To avoid this stress response to feedback, and to ensure you are not having the same conversation over and over again, there a number of techniques you can employ.
1. Ensure the environment is private and non-threatening. Neutral territory is a must. Public criticism will never be well received.
2. Ask questions. Before launching into your advice, find out the other point of view. Remember, you are searching for common ground to facilitate long term change.
3. Give information. Just as you need to find out the other point of view, you also have to clearly share your own perspective. The meaning behind your reaction to the behaviour might be obvious to you, but may not be obvious to others.
4. Think about how you will deliver your message. Maintain objectivity and take the opportunity to express understanding where possible.
5. Concentrate most on what is of value to the recipient, as a good reason to change. That is what will resonate most strongly. Remember, the idea is to initiate change, not to be right.
6. Give yourselves time to process the information and ideas discussed. Allow silence during the conversation for thinking time, and ensure one of you does not have to rush off to another meeting.

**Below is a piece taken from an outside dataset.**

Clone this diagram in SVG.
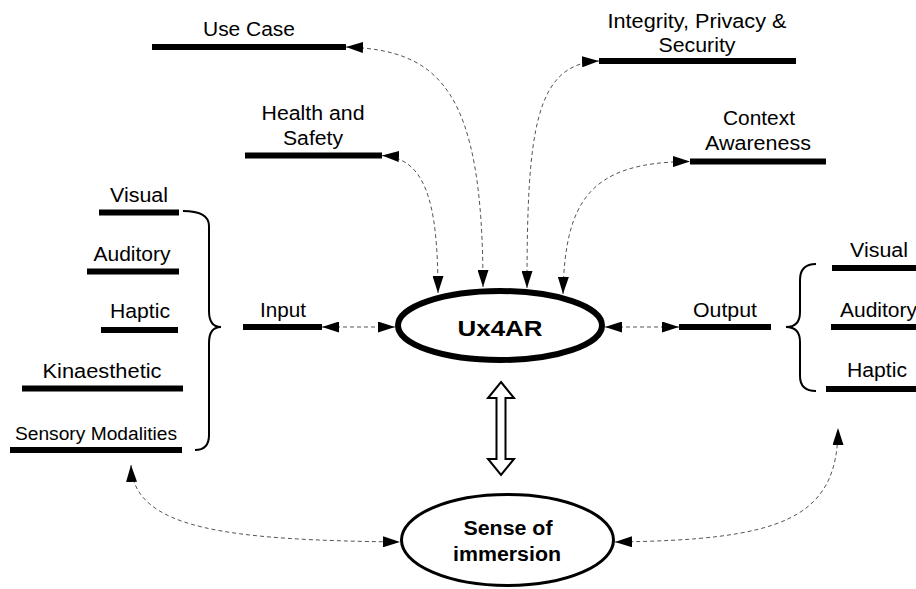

7. People can stew on feedback and entertain several thoughts in the hours post feedback. Arrange a time in the near future (24-48 hours later) to check in with each other to debrief, ensure mutual understanding and address any other issues.
8. Change is not easy and often takes time. Ensure you are offering regular positive encouragement and reinforcement to support the goal of long term change.
The most motivating resolutions will come from the receiver themselves. If the receiver can identify their own meaning and the solutions for making the behaviour change possible, they will feel ownership and a sense of empowerment about a goal they want to ‘move toward’. A positive result all round!